The problem is that such movs to and from memory must either use movq
or put a rex prefix before the movd. No such rex prefix appears in these
patterns, meaning the instructions will move 32 bits rather than 64 bits.

You mean there should be a "rex" in the assembly string? That is,

rex movd %rax, %xmm0

The Mac OS X assembly does not take rex prefix. So this is what's expected:
movd %rax, %xmm0

$ otool64 -t a.o
a.o:
(__TEXT,__text) section
00000000 6e0f4866 000000c0

For the rr variants it is ok because the assembler sees the r register use and
adds the necessary rex prefix. It cannot do so for memory moves.

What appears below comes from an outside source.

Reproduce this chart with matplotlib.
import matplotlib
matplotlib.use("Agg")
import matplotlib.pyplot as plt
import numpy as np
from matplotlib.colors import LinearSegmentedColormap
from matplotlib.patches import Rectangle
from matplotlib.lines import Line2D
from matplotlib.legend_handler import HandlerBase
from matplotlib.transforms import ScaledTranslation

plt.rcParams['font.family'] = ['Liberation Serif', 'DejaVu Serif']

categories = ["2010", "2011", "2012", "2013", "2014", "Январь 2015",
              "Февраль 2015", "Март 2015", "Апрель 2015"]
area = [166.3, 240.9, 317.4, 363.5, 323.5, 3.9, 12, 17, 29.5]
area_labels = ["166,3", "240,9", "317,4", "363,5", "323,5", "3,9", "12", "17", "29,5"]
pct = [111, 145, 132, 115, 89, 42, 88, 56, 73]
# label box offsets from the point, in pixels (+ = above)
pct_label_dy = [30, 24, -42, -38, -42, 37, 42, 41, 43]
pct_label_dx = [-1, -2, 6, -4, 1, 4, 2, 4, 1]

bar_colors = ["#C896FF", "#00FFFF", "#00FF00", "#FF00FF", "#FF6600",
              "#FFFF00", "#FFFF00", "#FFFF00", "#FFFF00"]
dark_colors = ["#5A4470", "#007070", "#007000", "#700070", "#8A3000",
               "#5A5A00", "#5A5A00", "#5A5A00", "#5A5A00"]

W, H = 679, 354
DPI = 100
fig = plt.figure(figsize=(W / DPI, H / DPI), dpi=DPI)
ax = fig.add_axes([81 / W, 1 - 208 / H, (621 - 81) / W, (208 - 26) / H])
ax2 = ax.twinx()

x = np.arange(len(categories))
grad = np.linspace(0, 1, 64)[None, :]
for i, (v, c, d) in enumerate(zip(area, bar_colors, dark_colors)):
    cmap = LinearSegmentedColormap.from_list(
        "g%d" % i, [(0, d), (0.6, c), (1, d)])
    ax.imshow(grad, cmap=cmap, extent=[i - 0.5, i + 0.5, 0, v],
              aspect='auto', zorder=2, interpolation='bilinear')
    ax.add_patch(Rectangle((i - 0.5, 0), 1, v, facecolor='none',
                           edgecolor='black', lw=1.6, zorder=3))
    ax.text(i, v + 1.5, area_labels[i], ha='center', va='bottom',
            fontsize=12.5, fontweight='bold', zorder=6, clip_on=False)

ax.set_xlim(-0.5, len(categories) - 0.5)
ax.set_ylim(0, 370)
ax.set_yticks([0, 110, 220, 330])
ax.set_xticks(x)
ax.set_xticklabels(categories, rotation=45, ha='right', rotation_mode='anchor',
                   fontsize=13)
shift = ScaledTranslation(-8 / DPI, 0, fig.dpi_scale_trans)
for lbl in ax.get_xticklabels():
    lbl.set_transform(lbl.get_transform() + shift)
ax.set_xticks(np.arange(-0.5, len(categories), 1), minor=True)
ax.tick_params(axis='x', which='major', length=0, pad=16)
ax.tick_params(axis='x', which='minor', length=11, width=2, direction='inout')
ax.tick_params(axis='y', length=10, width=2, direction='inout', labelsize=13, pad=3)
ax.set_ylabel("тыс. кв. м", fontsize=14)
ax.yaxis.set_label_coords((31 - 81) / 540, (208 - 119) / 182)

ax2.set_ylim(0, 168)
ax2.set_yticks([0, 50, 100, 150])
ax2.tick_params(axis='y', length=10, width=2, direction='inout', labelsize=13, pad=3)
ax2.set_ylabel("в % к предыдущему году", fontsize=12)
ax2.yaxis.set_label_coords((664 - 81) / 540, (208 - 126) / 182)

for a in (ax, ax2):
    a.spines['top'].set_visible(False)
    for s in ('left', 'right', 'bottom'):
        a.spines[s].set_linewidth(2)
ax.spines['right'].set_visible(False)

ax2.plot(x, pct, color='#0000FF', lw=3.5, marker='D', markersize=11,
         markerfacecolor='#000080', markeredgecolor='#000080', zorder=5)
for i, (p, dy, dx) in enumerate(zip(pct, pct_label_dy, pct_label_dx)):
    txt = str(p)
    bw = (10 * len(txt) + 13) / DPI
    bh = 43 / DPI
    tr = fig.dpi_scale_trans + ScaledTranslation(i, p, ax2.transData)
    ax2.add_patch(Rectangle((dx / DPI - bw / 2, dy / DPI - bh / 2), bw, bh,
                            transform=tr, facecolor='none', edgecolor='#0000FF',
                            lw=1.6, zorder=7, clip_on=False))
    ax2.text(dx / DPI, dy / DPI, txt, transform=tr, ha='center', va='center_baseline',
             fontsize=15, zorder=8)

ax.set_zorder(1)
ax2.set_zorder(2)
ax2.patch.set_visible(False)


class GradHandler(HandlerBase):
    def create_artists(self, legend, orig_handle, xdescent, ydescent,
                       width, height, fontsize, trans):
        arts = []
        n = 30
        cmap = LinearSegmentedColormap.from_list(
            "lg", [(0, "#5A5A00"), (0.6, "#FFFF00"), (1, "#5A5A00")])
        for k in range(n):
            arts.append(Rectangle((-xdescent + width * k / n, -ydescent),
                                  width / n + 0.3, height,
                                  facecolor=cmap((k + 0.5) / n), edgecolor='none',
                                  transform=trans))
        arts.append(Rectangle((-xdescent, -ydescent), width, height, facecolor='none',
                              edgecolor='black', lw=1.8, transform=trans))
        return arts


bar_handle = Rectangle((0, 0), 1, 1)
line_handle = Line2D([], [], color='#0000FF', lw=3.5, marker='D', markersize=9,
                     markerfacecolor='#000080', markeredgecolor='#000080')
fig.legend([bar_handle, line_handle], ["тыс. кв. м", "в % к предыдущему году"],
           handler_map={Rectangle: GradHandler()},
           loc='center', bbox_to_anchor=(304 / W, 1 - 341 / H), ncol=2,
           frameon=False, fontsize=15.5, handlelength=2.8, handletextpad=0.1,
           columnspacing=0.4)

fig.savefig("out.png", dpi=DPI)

These patterns are just wrong. So either the MaxOS assembler adds a rex
(which is wrong if you really wanted 32 bits) or these patterns are broken on
MaxOS as well and the MacOS assembler really needs to be fixed.

Hrm. Good point. Looks like the Mac OS X assembler is always adding rex.w:

movd %xmm0, (%eax)
$ otool64 -t a.o
a.o:
(__TEXT,__text) section
00000000 7e0f6667 00000000

I'll ping our assembler guy.

We are changing these to movq in our copy of llvm. Shall I send the changes
upstream?

Hold on, changing to movq will break it on Mac OS X. I'll need to find a proper solution.

Thanks,

Evan

The proper solution is to fix the assembler, but in the meantime,
the mr and rm variants at least should be changed to movq. They
are broken on MacOS X right now anyway. From what you've said,
one can't do a 32-bit memory mov to/from an xmm on MacOS X.
You still won't be able to do a 32-bit memory operation but at least
systems that use the latest binutils will work properly.

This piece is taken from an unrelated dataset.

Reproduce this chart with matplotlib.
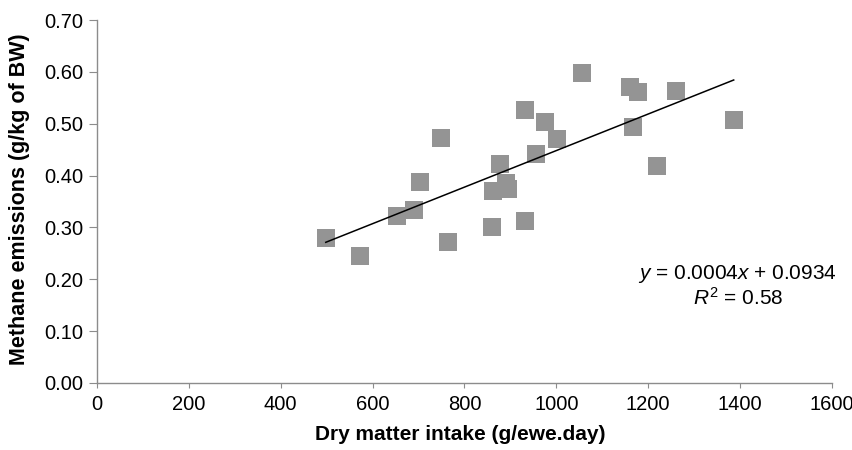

                                          -Dave

Hold on, changing to movq will break it on Mac OS X. I'll need to
find a proper solution.

Thanks,

The proper solution is to fix the assembler, but in the meantime,
the mr and rm variants at least should be changed to movq. They
are broken on MacOS X right now anyway. From what you've said,
one can't do a 32-bit memory mov to/from an xmm on MacOS X.
You still won't be able to do a 32-bit memory operation but at least
systems that use the latest binutils will work properly.

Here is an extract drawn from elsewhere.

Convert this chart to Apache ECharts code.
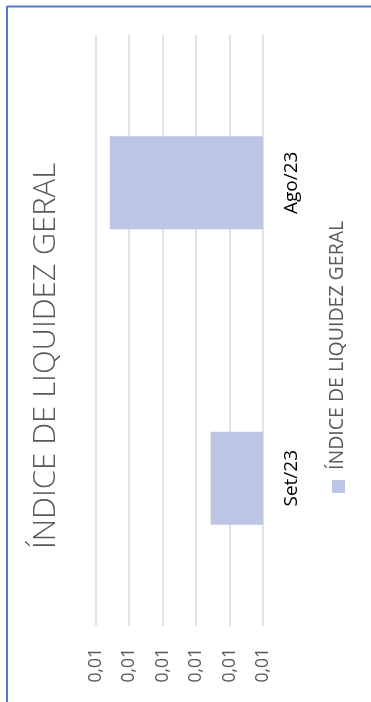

I should get an answer today. The right workaround now is to disable this for Darwin.

Thanks!

Evan

Actually, movq is recognized by the assembler on Leopard. I've fixed this:
http://lists.cs.uiuc.edu/pipermail/llvm-commits/Week-of-Mon-20071210/056334.html

Please verify. Thanks.

Evan

The patch is similar to what I did. I'll have to create an llvm testcase to
verify it as this is a Fortran code. It would also be good to have a
regression test for this anyway.

Does the Leopard assembler support movq for rr instructions? The
rep64 movd sequence is ugly and esoteric. It's much more readable
to say movq.

                                           -Dave

Actually, movq is recognized by the assembler on Leopard. I've fixed
this:
http://lists.cs.uiuc.edu/pipermail/llvm-commits/Week-of-
Mon-20071210/056334.html

Please verify. Thanks.

The patch is similar to what I did. I'll have to create an llvm testcase to
verify it as this is a Fortran code. It would also be good to have a
regression test for this anyway.

Does the Leopard assembler support movq for rr instructions? The
rep64 movd sequence is ugly and esoteric. It's much more readable
to say movq.

I agree. But unfortunately the assembler still does not recognize movq for rr instructions. If this really bug you I'd suggest adding a comment to the emitted assembly string.

Evan